Nissan made a daring move a decade ago when it decided to make the Leaf electric car a global mass-production effort rather than a small-scale one that would just satisfy regulators. While it had hoped to sell millions of Leafs by now and have 10 percent of its global sales be EVs by 2015—neither of which it came close to achieving—Nissan remains focused on going big and on increasing economies of scale for its electric-vehicle technology.
With a more appealing 2018 Leaf (above) reaching dealerships this month and an all-electric crossover based on Nissan’s IMx concept (below) from last year’s Tokyo auto show on the way in less than two years, the automaker is finding a second wind. According to Michael Bunce, vice president for product planning of Nissan North America, it’s also aiming to take an all-electric powertrain to the mass market in a whole new way by making at least one of its mainstream models electric only, within the 2023–2025 time frame—effectively one model cycle from now.

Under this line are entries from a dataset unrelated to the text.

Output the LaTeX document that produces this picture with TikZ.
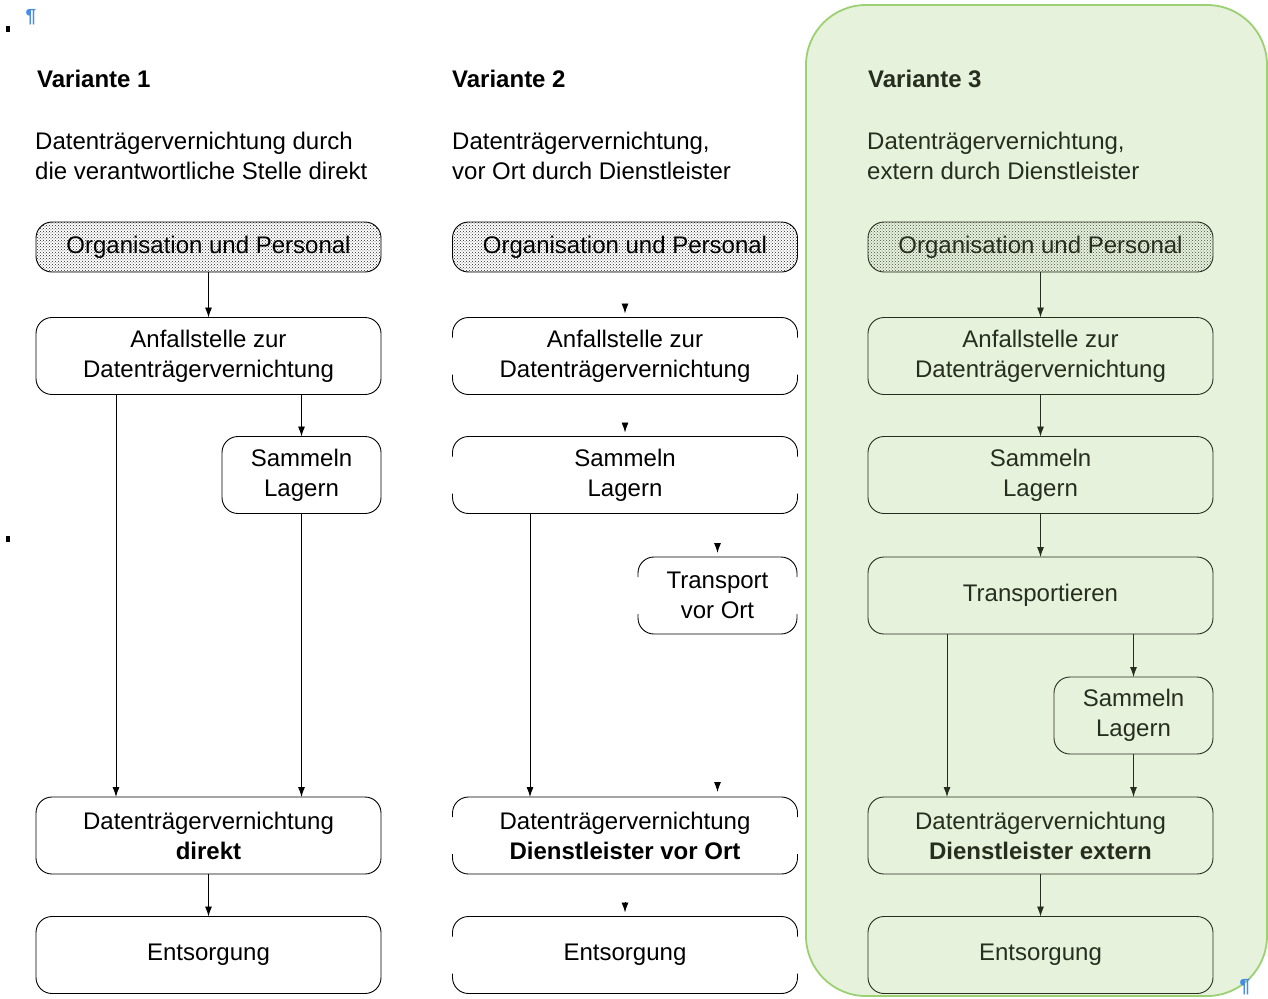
\documentclass[tikz,border=0pt]{standalone}
\usepackage{fontspec}
\setmainfont{Liberation Sans}
\usetikzlibrary{arrows.meta,patterns}
\definecolor{panelfill}{RGB}{230,242,220}
\definecolor{paneldraw}{RGB}{155,208,115}
\definecolor{darkg}{RGB}{38,46,30}
\definecolor{pilcrow}{RGB}{70,140,230}
\tikzset{
 box/.style={draw, rounded corners=16pt, minimum width=345pt, minimum height=77pt, inner sep=0pt, outer sep=0pt, align=center, font=\fontsize{24}{30}\selectfont, line width=0.9pt},
 smallbox/.style={box, minimum width=159pt},
 orgbox/.style={box, minimum height=50pt, pattern=crosshatch dots, pattern color=black!85},
 hiddenbox/.style={box, draw=none},
 hiddensmall/.style={smallbox, draw=none},
 arr/.style={-{Latex[length=10pt,width=7pt]}, line width=0.9pt},
 title/.style={anchor=base west, font=\fontsize{24}{30}\selectfont\bfseries, inner sep=0pt},
 desc/.style={anchor=base west, font=\fontsize{24}{30}\selectfont, inner sep=0pt},
 pil/.style={text=pilcrow, font=\fontsize{19}{19}\selectfont\bfseries, inner sep=0pt},
}
\newcommand{\halfbox}[1]{%
 \draw[rounded corners=16pt, line width=0.9pt] ([yshift=-20pt]#1.north west) -- (#1.north west) -- (#1.north east) -- ([yshift=-20pt]#1.north east);
 \draw[rounded corners=16pt, line width=0.9pt] ([yshift=20pt]#1.south west) -- (#1.south west) -- (#1.south east) -- ([yshift=20pt]#1.south east);}
\begin{document}
\begin{tikzpicture}[x=1pt,y=-1pt]
\useasboundingbox (0,0) rectangle (1268,998);
% green panel
\draw[fill=panelfill, draw=paneldraw, line width=1.8pt, rounded corners=60pt] (806,5) rectangle (1267,996);
% formatting marks
\fill (6,26) rectangle (10,32);
\fill (6,536) rectangle (10,542);
\node[pil] (pil1) at (31,17) {¶};
\node[pil] (pil2) at (1245,987) {¶};

% ---------- Variante 1 ----------
\node[title] (t1) at (37,88) {Variante 1};
\node[desc] (d1a) at (35,149) {Datenträgervernichtung durch};
\node[desc] (d1b) at (35,179) {die verantwortliche Stelle direkt};
\node[orgbox] (o1) at (208.5,247) {Organisation und Personal};
\node[box] (a1) at (208.5,356) {Anfallstelle zur\\Datenträgervernichtung};
\node[smallbox] (s1) at (301.5,475) {Sammeln\\Lagern};
\node[box] (v1) at (208.5,835.5) {Datenträgervernichtung\\\textbf{direkt}};
\node[box] (e1) at (208.5,955) {Entsorgung};
\coordinate (k1) at (116,0);
\draw[arr] (o1) -- (a1);
\draw[arr] (a1.south -| s1.north) -- (s1.north);
\draw[arr] (a1.south -| k1) -- (v1.north -| k1);
\draw[arr] (s1.south) -- (v1.north -| s1.south);
\draw[arr] (v1) -- (e1);

% ---------- Variante 2 ----------
\node[title] (t2) at (452,88) {Variante 2};
\node[desc] (d2a) at (452,149) {Datenträgervernichtung,};
\node[desc] (d2b) at (452,179) {vor Ort durch Dienstleister};
\node[orgbox] (o2) at (625,247) {Organisation und Personal};
\node[hiddenbox] (a2) at (625,356) {Anfallstelle zur\\Datenträgervernichtung};
\node[hiddenbox] (s2) at (625,475) {Sammeln\\Lagern};
\node[hiddensmall] (tr2) at (717.5,595.5) {Transport\\vor Ort};
\node[hiddenbox] (v2) at (625,835.5) {Datenträgervernichtung\\\textbf{Dienstleister vor Ort}};
\node[hiddenbox] (e2) at (625,955) {Entsorgung};
\halfbox{a2}
\halfbox{s2}
\halfbox{tr2}
\halfbox{v2}
\halfbox{e2}
\coordinate (k2) at (530,0);
\draw[arr, shorten <=32pt, shorten >=4pt] (o2) -- (a2);
\draw[arr, shorten <=28pt, shorten >=4pt] (a2) -- (s2);
\draw[arr, shorten <=29pt, shorten >=4pt] (s2.south -| tr2.north) -- (tr2.north);
\draw[arr] (s2.south -| k2) -- (v2.north -| k2);
\draw[arr, shorten <=149pt, shorten >=5pt] (tr2.south) -- (v2.north -| tr2.south);
\draw[arr, shorten <=28pt, shorten >=4pt] (v2) -- (e2);

% ---------- Variante 3 ----------
\begin{scope}[color=darkg]
\node[title, text=darkg] (t3) at (868,88) {Variante 3};
\node[desc, text=darkg] (d3a) at (867,149) {Datenträgervernichtung,};
\node[desc, text=darkg] (d3b) at (867,179) {extern durch Dienstleister};
\node[orgbox, pattern color=darkg!85, text=darkg] (o3) at (1040.5,247) {Organisation und Personal};
\node[box, text=darkg] (a3) at (1040.5,356) {Anfallstelle zur\\Datenträgervernichtung};
\node[box, text=darkg] (s3) at (1040.5,475) {Sammeln\\Lagern};
\node[box, text=darkg] (tr3) at (1040.5,595.5) {Transportieren};
\node[smallbox, text=darkg] (s3b) at (1133.5,715.5) {Sammeln\\Lagern};
\node[box, text=darkg] (v3) at (1040.5,835.5) {Datenträgervernichtung\\\textbf{Dienstleister extern}};
\node[box, text=darkg] (e3) at (1040.5,955) {Entsorgung};
\coordinate (k3) at (947,0);
\draw[arr] (o3) -- (a3);
\draw[arr] (a3) -- (s3);
\draw[arr] (s3) -- (tr3);
\draw[arr] (tr3.south -| s3b.north) -- (s3b.north);
\draw[arr] (tr3.south -| k3) -- (v3.north -| k3);
\draw[arr] (s3b.south) -- (v3.north -| s3b.south);
\draw[arr] (v3) -- (e3);
\end{scope}
\end{tikzpicture}
\end{document}
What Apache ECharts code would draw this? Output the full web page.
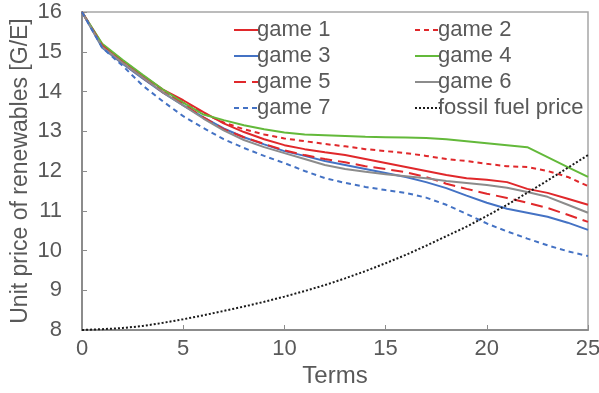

That would mean bringing an existing nameplate—like Maxima or Murano, for instance—into the all-electric fold and designing it without an engine, a fuel tank, and all the other associated components. It would be a daring move in a market in which internal-combustion engines are expected to be used in the majority of vehicles.
“At some point you have to say: Okay, my technology’s mature enough, I’ve learned enough, it’s ready enough, consumer acceptance is there, and we’re willing to take the risk on some major nameplates and transition them over,“ Bunce told Car and Driver when we caught up with him at the Detroit auto show this week.
Between Now and Then: e-Power
Before that happens, Nissan’s e-Power hybrid system, which uses the internal-combustion engine purely as a generator and has some engineering overlap with EVs, is poised to be a steppingstone leading to electric vehicles.
To that point, Nissan is planning to push e-Power out to more markets. The system is currently only offered for the Versa Note and the Serena small minivan in Japan, but Nissan is studying the technology for the U.S. market—albeit with a stronger motor and generator and new tuning. “The technology isn’t limited to smaller vehicles, but in the U.S. we have a lot of high-demand, high-speed situations that you don’t have in Japan,” he said.
Although it might not be garnering the hype that Tesla has earned, Nissan’s long-game approach is gathering momentum. The company claims to have sold 300,000 examples of its Leaf electric car globally since its 2011 introduction—by far the most of any single EV model—and across the Renault-Nissan alliance, EV sales have now passed 500,000. If one of its mainstream models switches to an electric powertrain, those numbers are sure to trend higher.